• What you have to do: Give the data below again exactly as it stands. Omit the pictures.

• Supplied data:

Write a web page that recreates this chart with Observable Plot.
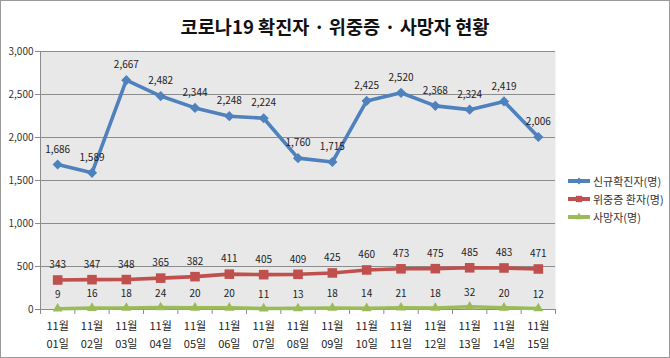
<!DOCTYPE html>
<html><head><meta charset="utf-8">
<script src="https://cdn.jsdelivr.net/npm/d3@7"></script>
<script src="https://cdn.jsdelivr.net/npm/@observablehq/plot@0.6"></script>
<style>
body{margin:0;background:#fff;}
#wrap{position:relative;width:670px;height:358px;box-sizing:border-box;border:1px solid #9a9a9a;font-family:"Noto Sans CJK KR",sans-serif;overflow:hidden;background:#fff;}
#title{position:absolute;left:0;top:13px;width:668px;text-align:center;font-size:18.6px;font-weight:bold;color:#111;line-height:24px;}
#chart{position:absolute;left:0;top:41px;}
#legend{position:absolute;left:566px;top:171px;font-size:11px;color:#333;}
.item{display:flex;align-items:center;height:18px;white-space:nowrap;}
.item svg{margin-right:2px;}
</style></head>
<body><div id="wrap"><div id="title"></div><div id="chart"></div><div id="legend"></div></div>
<script>
const title = "코로나19 확진자 · 위중증 · 사망자 현황";
const monthLabels = ["11월","11월","11월","11월","11월","11월","11월","11월","11월","11월","11월","11월","11월","11월","11월"];
const dayLabels = ["01일","02일","03일","04일","05일","06일","07일","08일","09일","10일","11일","12일","13일","14일","15일"];
const newCases = [1686,1589,2667,2482,2344,2248,2224,1760,1715,2425,2520,2368,2324,2419,2006];
const critical = [343,347,348,365,382,411,405,409,425,460,473,475,485,483,471];
const deaths = [9,16,18,24,20,20,11,13,18,14,21,18,32,20,12];
const seriesNames = ["신규확진자(명)","위중증 환자(명)","사망자(명)"];
const seriesColors = ["#4f81bd","#c0504d","#9bbb59"];
const seriesSymbols = ["diamond2","square","triangle"];
const seriesR = [4.6,5.4,3.7];
const yTicks = [0,500,1000,1500,2000,2500,3000];

document.getElementById("title").textContent = title;

const seriesValues = [newCases, critical, deaths];
const idx = dayLabels.map((d,i)=>i+1);
const bounds = [0.5, ...idx.map(i=>i+0.5)];
const fmt = d3.format(",");

const seriesMarks = seriesValues.flatMap((vals, s) => {
  const data = vals.map((v,i)=>({i:i+1, v}));
  return [
    Plot.line(data, {x:"i", y:"v", stroke: seriesColors[s], strokeWidth: 3.6}),
    Plot.dot(data, {x:"i", y:"v", symbol: seriesSymbols[s], r: seriesR[s], fill: seriesColors[s], stroke: null}),
    Plot.text(data, {x:"i", y:"v", text: d=>fmt(d.v), dy: s===2 ? -14 : -15, fontSize: 10, fill:"#222"})
  ];
});

const chart = Plot.plot({
  width: 668, height: 312,
  marginLeft: 39, marginRight: 114, marginTop: 9, marginBottom: 45,
  x: {domain:[0.5,15.5]},
  y: {domain:[0,3000]},
  style: {fontFamily:'"Noto Sans CJK KR", sans-serif', fontSize: "10px", color:"#333", background:"transparent", overflow:"visible"},
  marks: [
    Plot.frame({fill:"#e8e8e8", stroke:null}),
    Plot.ruleY(yTicks.filter(d=>d>0), {stroke:"#8c8c8c", strokeWidth:1, strokeOpacity:1}),
    Plot.ruleY([0], {stroke:"#8c8c8c", strokeOpacity:1}),
    Plot.ruleX([0.5], {stroke:"#8c8c8c", strokeOpacity:1}),
    Plot.axisY({ticks: yTicks, tickSize: 5, tickPadding: 2, tickFormat: fmt, fontSize: 10, label: null, stroke:"#8c8c8c"}),
    Plot.axisX({ticks: bounds, tickSize: 5, tickFormat: ()=>"", label: null, stroke:"#8c8c8c"}),
    Plot.axisX({ticks: idx, tickSize: 0, tickPadding: 13, tickFormat: i=>monthLabels[i-1], fontSize: 11, label: null, fill:"#222"}),
    Plot.axisX({ticks: idx, tickSize: 0, tickPadding: 31, tickFormat: i=>dayLabels[i-1], fontSize: 11, label: null, fill:"#222"}),
    ...seriesMarks
  ]
});
document.getElementById("chart").appendChild(chart);

const legend = d3.select("#legend");
seriesNames.forEach((name, s) => {
  const item = legend.append("div").attr("class","item");
  const svg = item.append("svg").attr("width",24).attr("height",12);
  svg.append("line").attr("x1",1).attr("x2",23).attr("y1",6).attr("y2",6).attr("stroke",seriesColors[s]).attr("stroke-width",4);
  const sym = s===0 ? d3.symbolDiamond2 : s===1 ? d3.symbolSquare : d3.symbolTriangle;
  svg.append("path").attr("transform","translate(12,6)").attr("d", d3.symbol(sym, s===0?30:s===1?40:25)()).attr("fill",seriesColors[s]);
  item.append("span").text(name);
});
</script>
</body></html>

• Correct response:
Write a web page that recreates this chart with Observable Plot.
<!DOCTYPE html>
<html><head><meta charset="utf-8">
<script src="https://cdn.jsdelivr.net/npm/d3@7"></script>
<script src="https://cdn.jsdelivr.net/npm/@observablehq/plot@0.6"></script>
<style>
body{margin:0;background:#fff;}
#wrap{position:relative;width:670px;height:358px;box-sizing:border-box;border:1px solid #9a9a9a;font-family:"Noto Sans CJK KR",sans-serif;overflow:hidden;background:#fff;}
#title{position:absolute;left:0;top:13px;width:668px;text-align:center;font-size:18.6px;font-weight:bold;color:#111;line-height:24px;}
#chart{position:absolute;left:0;top:41px;}
#legend{position:absolute;left:566px;top:171px;font-size:11px;color:#333;}
.item{display:flex;align-items:center;height:18px;white-space:nowrap;}
.item svg{margin-right:2px;}
</style></head>
<body><div id="wrap"><div id="title"></div><div id="chart"></div><div id="legend"></div></div>
<script>
const title = "코로나19 확진자 · 위중증 · 사망자 현황";
const monthLabels = ["11월","11월","11월","11월","11월","11월","11월","11월","11월","11월","11월","11월","11월","11월","11월"];
const dayLabels = ["01일","02일","03일","04일","05일","06일","07일","08일","09일","10일","11일","12일","13일","14일","15일"];
const newCases = [1686,1589,2667,2482,2344,2248,2224,1760,1715,2425,2520,2368,2324,2419,2006];
const critical = [343,347,348,365,382,411,405,409,425,460,473,475,485,483,471];
const deaths = [9,16,18,24,20,20,11,13,18,14,21,18,32,20,12];
const seriesNames = ["신규확진자(명)","위중증 환자(명)","사망자(명)"];
const seriesColors = ["#4f81bd","#c0504d","#9bbb59"];
const seriesSymbols = ["diamond2","square","triangle"];
const seriesR = [4.6,5.4,3.7];
const yTicks = [0,500,1000,1500,2000,2500,3000];

document.getElementById("title").textContent = title;

const seriesValues = [newCases, critical, deaths];
const idx = dayLabels.map((d,i)=>i+1);
const bounds = [0.5, ...idx.map(i=>i+0.5)];
const fmt = d3.format(",");

const seriesMarks = seriesValues.flatMap((vals, s) => {
  const data = vals.map((v,i)=>({i:i+1, v}));
  return [
    Plot.line(data, {x:"i", y:"v", stroke: seriesColors[s], strokeWidth: 3.6}),
    Plot.dot(data, {x:"i", y:"v", symbol: seriesSymbols[s], r: seriesR[s], fill: seriesColors[s], stroke: null}),
    Plot.text(data, {x:"i", y:"v", text: d=>fmt(d.v), dy: s===2 ? -14 : -15, fontSize: 10, fill:"#222"})
  ];
});

const chart = Plot.plot({
  width: 668, height: 312,
  marginLeft: 39, marginRight: 114, marginTop: 9, marginBottom: 45,
  x: {domain:[0.5,15.5]},
  y: {domain:[0,3000]},
  style: {fontFamily:'"Noto Sans CJK KR", sans-serif', fontSize: "10px", color:"#333", background:"transparent", overflow:"visible"},
  marks: [
    Plot.frame({fill:"#e8e8e8", stroke:null}),
    Plot.ruleY(yTicks.filter(d=>d>0), {stroke:"#8c8c8c", strokeWidth:1, strokeOpacity:1}),
    Plot.ruleY([0], {stroke:"#8c8c8c", strokeOpacity:1}),
    Plot.ruleX([0.5], {stroke:"#8c8c8c", strokeOpacity:1}),
    Plot.axisY({ticks: yTicks, tickSize: 5, tickPadding: 2, tickFormat: fmt, fontSize: 10, label: null, stroke:"#8c8c8c"}),
    Plot.axisX({ticks: bounds, tickSize: 5, tickFormat: ()=>"", label: null, stroke:"#8c8c8c"}),
    Plot.axisX({ticks: idx, tickSize: 0, tickPadding: 13, tickFormat: i=>monthLabels[i-1], fontSize: 11, label: null, fill:"#222"}),
    Plot.axisX({ticks: idx, tickSize: 0, tickPadding: 31, tickFormat: i=>dayLabels[i-1], fontSize: 11, label: null, fill:"#222"}),
    ...seriesMarks
  ]
});
document.getElementById("chart").appendChild(chart);

const legend = d3.select("#legend");
seriesNames.forEach((name, s) => {
  const item = legend.append("div").attr("class","item");
  const svg = item.append("svg").attr("width",24).attr("height",12);
  svg.append("line").attr("x1",1).attr("x2",23).attr("y1",6).attr("y2",6).attr("stroke",seriesColors[s]).attr("stroke-width",4);
  const sym = s===0 ? d3.symbolDiamond2 : s===1 ? d3.symbolSquare : d3.symbolTriangle;
  svg.append("path").attr("transform","translate(12,6)").attr("d", d3.symbol(sym, s===0?30:s===1?40:25)()).attr("fill",seriesColors[s]);
  item.append("span").text(name);
});
</script>
</body></html>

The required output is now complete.